● **WHAT THE TASK REQUIRES**
The lines from the top of the material through the line with "textBorderColor: '#000', textBorderWidth: 0.9" are to be set down exactly. Leave the pictures out.

◇ ◇ ◇

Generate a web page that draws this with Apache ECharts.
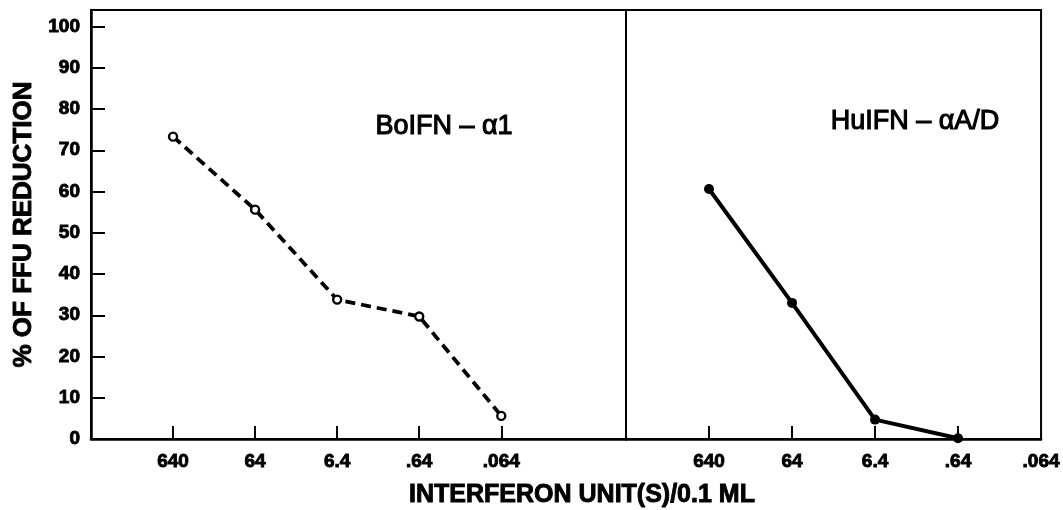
<!DOCTYPE html>
<html>
<head>
<meta charset="utf-8">
<script src="https://cdn.jsdelivr.net/npm/echarts@6/dist/echarts.min.js"></script>
<style>
  html, body { margin: 0; padding: 0; background: #fff; }
  #chart { width: 1063px; height: 510px; }
</style>
</head>
<body>
<div id="chart"></div>
<script>
// Data
const xLabels = ['640', '64', '6.4', '.64', '.064'];
const boIFN = [73.3, 55.6, 33.8, 29.7, 5.6];   // BoIFN-α1, dashed, open circles
const huIFN = [60.6, 33.0, 4.7, 0.2];          // HuIFN-αA/D, solid, filled dots
const yTicks = [0, 10, 20, 30, 40, 50, 60, 70, 80, 90, 100];
const xTicksLeft = [0, 1, 2, 3, 4];
const xTicksRight = [0, 1, 2, 3, 4];

const FONT = '"Liberation Sans", Arial, sans-serif';

const chart = echarts.init(document.getElementById('chart'), null, { renderer: 'canvas' });

const lineStyleAxis = { color: '#000', width: 2.5 };
const heavy = { textBorderColor: '#000', textBorderWidth: 0.9 };

function xAxis(gridIndex, max, tickVals, labelVals) {
  return {
    type: 'value', gridIndex, min: -1, max,
    axisLine: { show: true, onZero: false, lineStyle: lineStyleAxis },
    axisTick: { show: true, inside: true, length: 13, lineStyle: { color: '#000', width: 2 }, customValues: tickVals },
    axisLabel: Object.assign({
      show: true, customValues: labelVals, margin: 13,
      color: '#000', fontFamily: FONT, fontWeight: 'bold', fontSize: 19,
      formatter: v => xLabels[Math.round(v)] ?? ''
    }, heavy),
    splitLine: { show: false }
  };
}

const option = {
  backgroundColor: '#fff',
  animation: false,
  grid: [
    { left: 91, top: 10, width: 535, height: 429, show: true, borderColor: '#000', borderWidth: 2, containLabel: false },
    { left: 626, top: 10, width: 416, height: 429, show: true, borderColor: '#000', borderWidth: 2, containLabel: false }
  ],
  xAxis: [
    xAxis(0, 5.52, xTicksLeft, xTicksLeft),
    xAxis(1, 4, xTicksRight.slice(0, 4), xTicksRight)
  ],
  yAxis: [
    {
      type: 'value', gridIndex: 0, min: 0, max: 104,
      name: '% OF FFU REDUCTION', nameLocation: 'middle', nameGap: 52, nameRotate: 90,
      nameTextStyle: Object.assign({ color: '#000', fontFamily: FONT, fontWeight: 'bold', fontSize: 26 }, heavy),
      axisLine: { show: true, onZero: false, lineStyle: lineStyleAxis },
      axisTick: { show: true, inside: true, length: 14, lineStyle: { color: '#000', width: 2 }, customValues: yTicks.slice(1) },
      axisLabel: Object.assign({ show: true, customValues: yTicks, margin: 11, color: '#000', fontFamily: FONT, fontWeight: 'bold', fontSize: 19 }, heavy),
      splitLine: { show: false }
    },
    {
      type: 'value', gridIndex: 1, min: 0, max: 104,
      axisLine: { show: false, onZero: false }, axisTick: { show: false }, axisLabel: { show: false }, splitLine: { show: false }
    }
  ],
  series: [
    {
      type: 'line', xAxisIndex: 0, yAxisIndex: 0, clip: false,
      data: boIFN.map((v, i) => [i, v]),
      lineStyle: { color: '#000', width: 3.8, type: [10, 6] },
      symbol: 'circle', symbolSize: 8,
      itemStyle: { color: '#fff', borderColor: '#000', borderWidth: 2.4 },
      z: 5
    },
    {
      type: 'line', xAxisIndex: 1, yAxisIndex: 1, clip: false,
      data: huIFN.map((v, i) => [i, v]),
      lineStyle: { color: '#000', width: 4 },
      symbol: 'circle', symbolSize: 10,
      itemStyle: { color: '#000', borderColor: '#000', borderWidth: 0 },
      z: 5
    }
  ],
  graphic: [
    {
      type: 'text', x: 582, y: 495,
      style: { text: 'INTERFERON UNIT(S)/0.1 ML', fill: '#000', font: 'bold 25px ' + FONT, textAlign: 'center', textVerticalAlign: 'middle', stroke: '#000', lineWidth: 0.9 }
    },
    {
      type: 'text', x: 444, y: 127,
      style: { text: 'BoIFN – α1', fill: '#000', font: '27px ' + FONT, textAlign: 'center', textVerticalAlign: 'middle', stroke: '#000', lineWidth: 1.1 }
    },
    {
      type: 'text', x: 915, y: 122,
      style: { text: 'HuIFN – αA/D', fill: '#000', font: '27px ' + FONT, textAlign: 'center', textVerticalAlign: 'middle', stroke: '#000', lineWidth: 1.1 }
    }
  ]
};

chart.setOption(option);
</script>
</body>
</html>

◇ ◇ ◇

● **OUTPUT**
Generate a web page that draws this with Apache ECharts.
<!DOCTYPE html>
<html>
<head>
<meta charset="utf-8">
<script src="https://cdn.jsdelivr.net/npm/echarts@6/dist/echarts.min.js"></script>
<style>
  html, body { margin: 0; padding: 0; background: #fff; }
  #chart { width: 1063px; height: 510px; }
</style>
</head>
<body>
<div id="chart"></div>
<script>
// Data
const xLabels = ['640', '64', '6.4', '.64', '.064'];
const boIFN = [73.3, 55.6, 33.8, 29.7, 5.6];   // BoIFN-α1, dashed, open circles
const huIFN = [60.6, 33.0, 4.7, 0.2];          // HuIFN-αA/D, solid, filled dots
const yTicks = [0, 10, 20, 30, 40, 50, 60, 70, 80, 90, 100];
const xTicksLeft = [0, 1, 2, 3, 4];
const xTicksRight = [0, 1, 2, 3, 4];

const FONT = '"Liberation Sans", Arial, sans-serif';

const chart = echarts.init(document.getElementById('chart'), null, { renderer: 'canvas' });

const lineStyleAxis = { color: '#000', width: 2.5 };
const heavy = { textBorderColor: '#000', textBorderWidth: 0.9 };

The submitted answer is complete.